Naturalnej wielkości dziewczynka z gołębiami na ramieniu stanęła na Alei Najświętszej Maryi Panny (200 metrów od Jasnej Góry). Rzeźbę ustawiono pośród małej sadzawki wyłożonej otoczakami. Figurkę omywa kilka strumieni wody tryskających z podłoża.
- W nocy strumienie są podświetlone – mówi Maliszewska. – Wygląda to przepięknie.
Uroczystości odsłonięcia fontanny zbiegły się z wizytą prezydenta RP Lecha Kaczyńskiego na otwarciu obchodów stulecia Wystawy Przemysłu i Rolnictwa w Częstochowie.
- W piątek osobiście pogratulował mi prezydent Kaczyński – mówi z dumą rzeźbiarka. – Rzeźbę pokazał głowie państwa prezydent Częstochowy, który przedstawił mnie prezydentowi.
Autorem koncepcji plastycznej fontanny jest częstochowski malarz Władysław Ratusiński. To on zaproponował Ewie Maliszewskiej stworzenie postaci dziecka.
Ratusiński odnalazł Maliszewską dzięki portalowi www.zyciepabianic.pl.

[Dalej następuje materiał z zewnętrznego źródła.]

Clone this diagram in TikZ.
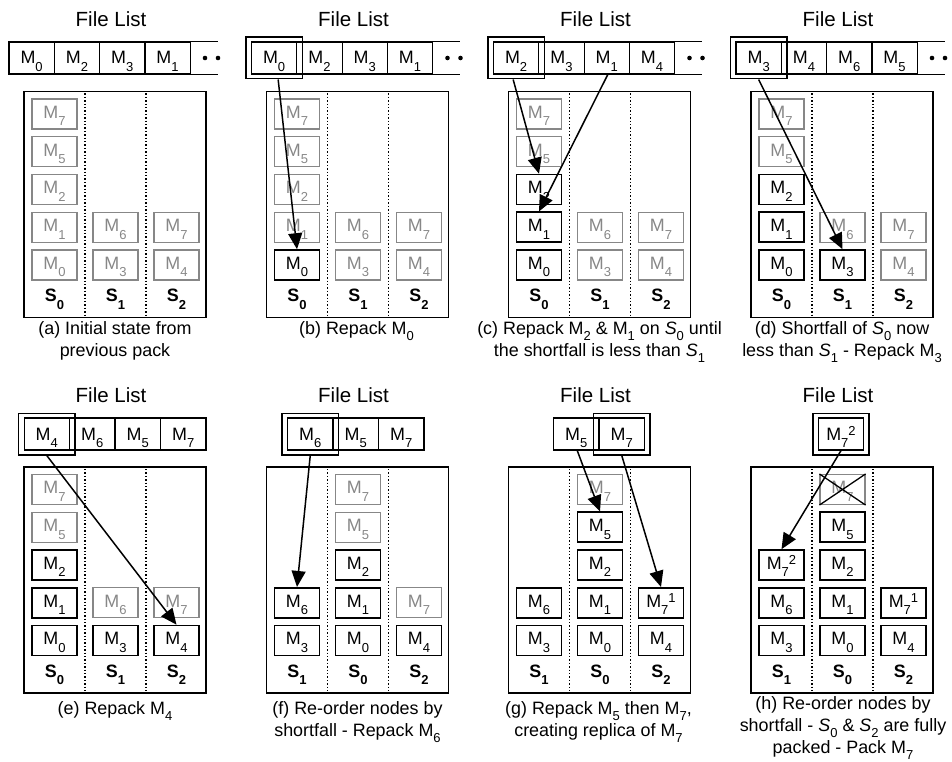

Ewa jest autorką figurek do nagrodzonego Oskarem filmu anonimowego "Piotruś i wilk", który - w technice animacji lalkowej - powstał w studiu łódzkiej wytwórni SeMaFor. Po ukazaniu się na portalu informacji o autorkach postaci z Pabianic, zadzwonił do naszej redakcji. Poprosił o kontakt z rzeźbiarką.
- Spodobała mu się twarz Piotrusia – opowiada Ewa. - Dlatego pomyślał, że poradzę sobie z dzieckiem.
Ewa przygotowała trzy projekty. Profesjonalnie sfotografował je i wysłał do Częstochowy nasz fotoreporter Przemek Jach. Prace Ewy bardzo się spodobały.
- Wybrali pyzatą dziewczynkę – mówi Ewa. – Nawet plastycy mi jej gratulowali. Mówili, że jest jak żywa.
Twarz dziewczynki Ewa rzeźbiła z pamięci.
- Rysy twarzy, uśmiech, oczy miałam gdzieś zakodowane – mówi. – Jednak wyrzeźbić dziecko nie jest tak łatwo. Żeby dobrze zachować proporcje, ustawienie nóżek, dłonie pracowałam z małą modelką Karolinką Sosnowską.
Po pół roku fontanna została odlana z brązu. Waży niecałe 100 kilogramów. W piątek została uroczyście odsłonięta.